Marwane Ben Yahmed : Il y a eu la dévaluation du Franc CFA, une crise générale de la presse, une relance à la fin des années 1990, puis une nouvelle crise post-11 septembre, et le changement de nom, qui ne nous a pas aidés. Les ventes ont remonté lorsque nous sommes revenus à JA, mais pas autant que nous le souhaiterions.

Afrik : Comment expliquez-vous le fait d’être parmi les seuls médias papier panafricains à durer, alors que nombre de nouveaux magazines dédiés au continent naissent et meurent avant d’avoir atteint trois mois de vie ?

Marwane Ben Yahmed : C’est assez compliqué, car tous les titres panafricains sont soumis à un marché difficile à cause de la censure. Il y a ce qu’on peut dire, ce qu’on ne peut pas dire, il y a les annonceurs… L’Afrique est une destination à risque pour tous les investisseurs. En tenant compte de ces paramètres, vous pouvez tenir si l’éditorial est bon, ce qui n’est pas le cas des nombreux magazines publiés ces dernières années. Ce qui compte, c’est de donner envie aux gens d’acheter et de lire un produit relativement cher, tout en sachant que JA ne gagne presque pas d’argent sur les ventes, voire en perd, avec le transport en Afrique… De 1960 à la fin des années 80, JA a été une référence par ses informations et ses prises de position. En Algérie, on nous dit : « Vous avez été censurés car lorsque c’est vous qui l’écrivez, on vous croit. Quand c’est la presse nationale, les autorités s’en désintéressent ».

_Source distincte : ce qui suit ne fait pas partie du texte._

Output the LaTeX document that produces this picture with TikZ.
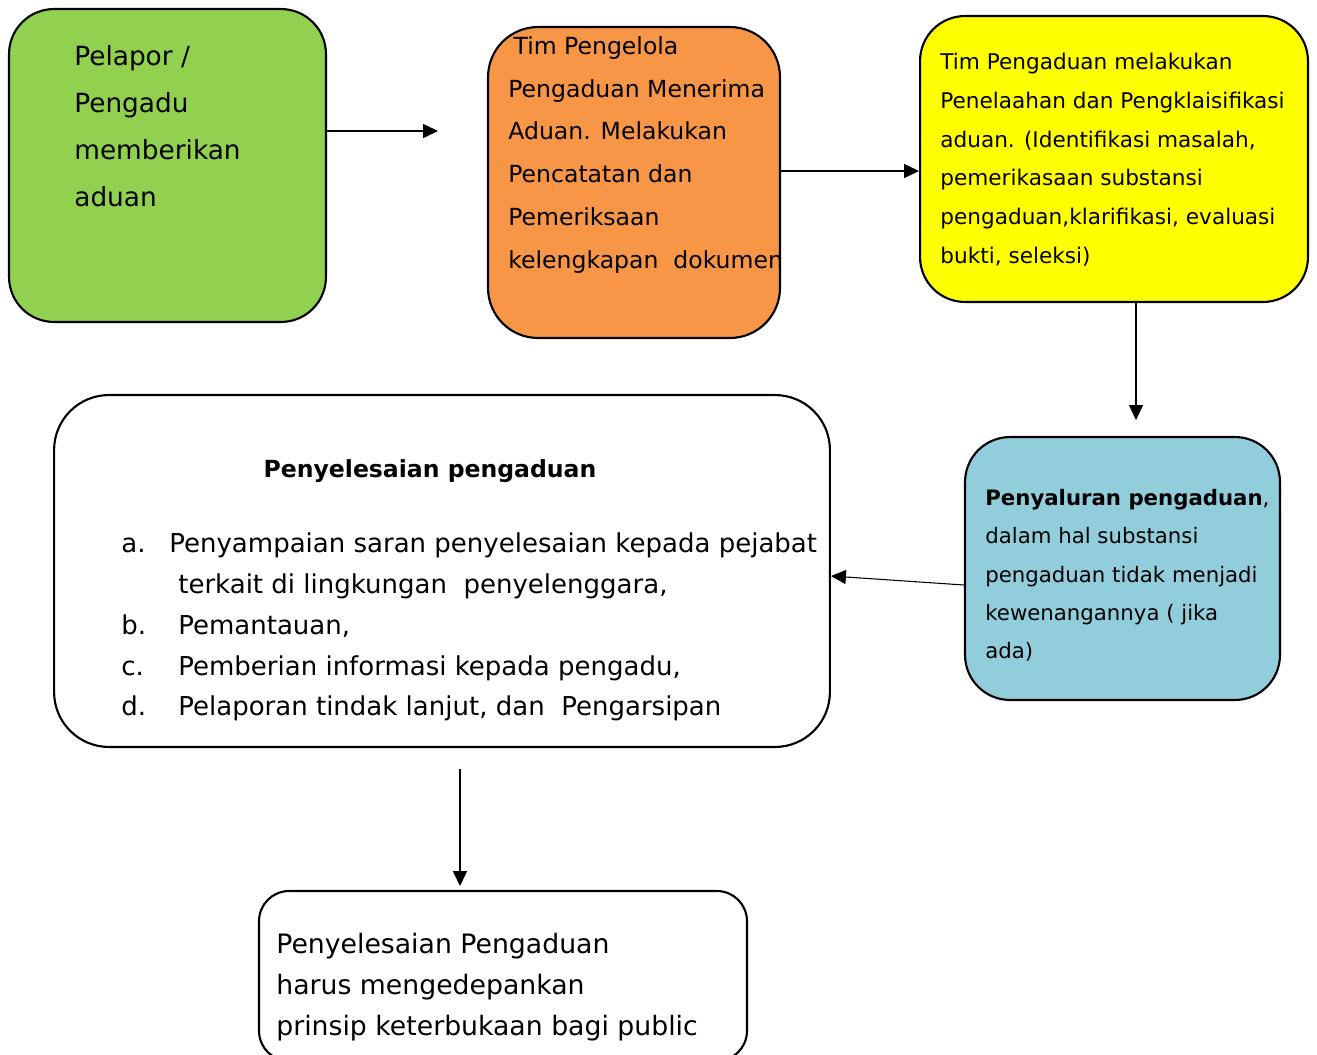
\documentclass[tikz,border=0pt]{standalone}
\usepackage{fontspec}
\setmainfont{DejaVu Sans}
\usetikzlibrary{arrows.meta,positioning,calc}
\definecolor{flowGreen}{HTML}{92D050}
\definecolor{flowOrange}{HTML}{F79646}
\definecolor{flowYellow}{HTML}{FFFF00}
\definecolor{flowBlue}{HTML}{92CDDC}
\tikzset{
  flowBox/.style={draw=black, line width=1.2pt, inner sep=0pt},
  flowText/.style={anchor=north west, inner sep=0pt, align=left},
  %% connector arrows
  flowArrow/.style={-{Triangle[length=8.5pt,width=8pt]}, line width=0.6pt},
}

\begin{document}
\begin{tikzpicture}[x=0.02cm, y=-0.02cm]
\useasboundingbox (0,0) rectangle (1317,1054);

%% boxes
\node[flowBox, fill=flowGreen, rounded corners=0.9cm,
  minimum width=6.34cm, minimum height=6.26cm] (nPelapor) at (167.5,165.5) {};
\node[flowBox, fill=flowOrange, rounded corners=1.0cm,
  minimum width=5.84cm, minimum height=6.22cm] (nTim) at (634,182.5) {};
\node[flowBox, fill=flowYellow, rounded corners=0.9cm,
  minimum width=7.76cm, minimum height=5.72cm] (nTelaah) at (1114,159) {};
\node[flowBox, fill=flowBlue, rounded corners=0.9cm,
  minimum width=6.30cm, minimum height=5.26cm] (nSalur) at (1122.5,568.5) {};
\node[flowBox, fill=white, rounded corners=1.1cm,
  minimum width=15.52cm, minimum height=7.04cm] (nSelesai) at (442,571) {};
\node[flowBox, fill=white, rounded corners=0.6cm,
  minimum width=9.76cm, minimum height=3.4cm] (nPrinsip) at (503,976) {};

%% texts
\node[flowText, font=\fontsize{15}{26.7}\selectfont] (tPelapor) at (74,45)
  {Pelapor /\\Pengadu\\memberikan\\aduan};
\node[flowText, font=\fontsize{13.4}{24.4}\selectfont] (tTim) at (508,36)
  {\hspace*{3pt}Tim Pengelola\\Pengaduan Menerima\\Aduan. Melakukan\\Pencatatan dan\\Pemeriksaan\\kelengkapan\ \ dokumen};
\node[flowText, font=\fontsize{12.3}{22}\selectfont] (tTelaah) at (940,53)
  {Tim Pengaduan melakukan\\Penelaahan dan Pengklaisifikasi\\aduan. (Identifikasi masalah,\\pemerikasaan substansi\\pengaduan,klarifikasi, evaluasi\\bukti, seleksi)};
\node[flowText, font=\fontsize{12.1}{21.8}\selectfont] (tSalur) at (985,489)
  {\textbf{Penyaluran pengaduan},\\dalam hal substansi\\pengaduan tidak menjadi\\kewenangannya ( jika\\ada)};
\node[font=\fontsize{13.4}{16}\selectfont\bfseries, inner sep=0pt] (tJudul) at (430,471)
  {Penyelesaian pengaduan};
\node[flowText, font=\fontsize{14.8}{23.2}\selectfont] (tDaftar) at (121,524)
  {\begin{tabular}{@{}p{1.14cm}@{}l@{}}
   a. & \hspace*{-0.18cm}Penyampaian saran penyelesaian kepada pejabat\\
      & terkait di lingkungan\ \ penyelenggara,\\
   b. & Pemantauan,\\
   c. & Pemberian informasi kepada pengadu,\\
   d. & Pelaporan tindak lanjut, dan\ \ Pengarsipan
   \end{tabular}};
\node[flowText, font=\fontsize{15.2}{23.2}\selectfont] (tPrinsip) at (276,933)
  {Penyelesaian Pengaduan\\harus mengedepankan\\prinsip keterbukaan bagi public};

%% connectors
\coordinate (cOne) at (438,131);
\coordinate (cTwo) at (850,171);
\coordinate (cThree) at (1136,420);
\coordinate (cFourA) at (965,585);
\coordinate (cFourB) at (830,576);
\coordinate (cFiveA) at (460,769);
\coordinate (cFiveB) at (460,886);
\draw[flowArrow] (nPelapor.east |- cOne) -- (cOne);
\draw[flowArrow] (nTim.east |- cTwo) -- (nTelaah.west |- cTwo);
\draw[flowArrow] (nTelaah.south -| cThree) -- (cThree);
\draw[flowArrow] (nSalur.west |- cFourA) -- (nSelesai.east |- cFourB);
\draw[flowArrow] (cFiveA) -- (cFiveB);
\end{tikzpicture}
\end{document}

Afrik : Justement, les médias panafricains, Jeune Afrique en tête, ont souvent été critiqués – dernièrement par le Grigri international et un ancien journaliste de JA, Francis Kpatindé – pour leurs relations supposées avec les autorités en place ? Cela a-t-il des conséquences sur les ventes ? Répondez-vous aux attaques ?

Marwane Ben Yahmed : Un premier élément à prendre en compte est : mon public est-il en France ou ailleurs. Lorsque Jean-Pierre Tuquoi ou Libération écrivent sur Ben Ali, ils s’adressent à un public en France, au contraire de Jeune Afrique, qui doit se demander si au final personne ne pourra lire ce qui a été écrit de pertinent, si la publicité ne va pas être perdue… Tous ces gens qui disent : « Vous êtes trop sympas avec les régimes en place », oublient que nous avons été interdits pendant plus de 20 ans en Algérie, que nous l’avons été à Madagascar, en Guinée… Je ne nie pas que nous évoluons dans un contexte où nous devons faire attention à ce que nous écrivons. Il y a un équilibre à trouver. Si nous écrivons que « les chefs d’Etat sont les meilleurs », on n’a pas de public. Si c’est le contraire, et que nous sommes plus « rentre dedans », comme Nicolas Beau ou Stephen Smith, c’est sympa, mais si nous ne sommes pas diffusés en Afrique, je ne vois pas l’intérêt. Les critiques ne se ressentent pas vraiment sur les ventes. Quant aux réponses… Non, nous répondons rarement. D’abord parce que nous n’avons pas vraiment le temps. Je ne dis pas qu’il n’y a que des conneries d’écrites, certains éléments du livre de Vincent Hugueux, « sorciers blancs », où Jeune Afrique a droit à 70 pages, sont justes, mais nous entrerions dans les mêmes considérations que nous venons d’évoquer.

Afrik : Ne regrettez-vous pas parfois de ne pas avoir de concurrent ?

Marwane Ben Yahmed : La concurrence créée l’émulation, mais c’est aussi un risque. De l’autre côté, s’il n’y en a jamais eu, c’est aussi parce qu’il est difficile de faire un bon journal avec de bons journalistes généralistes spécialisés sur l’Afrique.

Afrik : Jeune Afrique est-elle une entreprise familiale ? Si oui, est-ce un avantage, un inconvénient ?

Marwane Ben Yahmed : (Il réfléchit) C’est évident de l’extérieur, il suffit de lire l’ours. En fait, ça dépend du patron. Après, il y a la conception qui veut que ça puisse dériver vers le népotisme… mais comme notre père est exigeant, ça a rarement été un problème. Mon frère et moi sommes entrés à JA par le biais de stages, sans forcément vouloir faire carrière. Ce n’est pas compliqué quand on sépare vie professionnelle et vie privée. Si vous vous disputez au travail, c’est difficile ensuite de se retrouver pour dîner. De l’autre côté, l’énorme avantage est la confiance que vous pouvez avoir envers vos collaborateurs. (Il réfléchit longuement) Personnellement, je ne suis pas très fan. Je trouve que c’est un peu compliqué. Je ne le conseillerais pas vraiment. Ce qui est drôle est que ce n’est pas trop le truc de mon père non plus.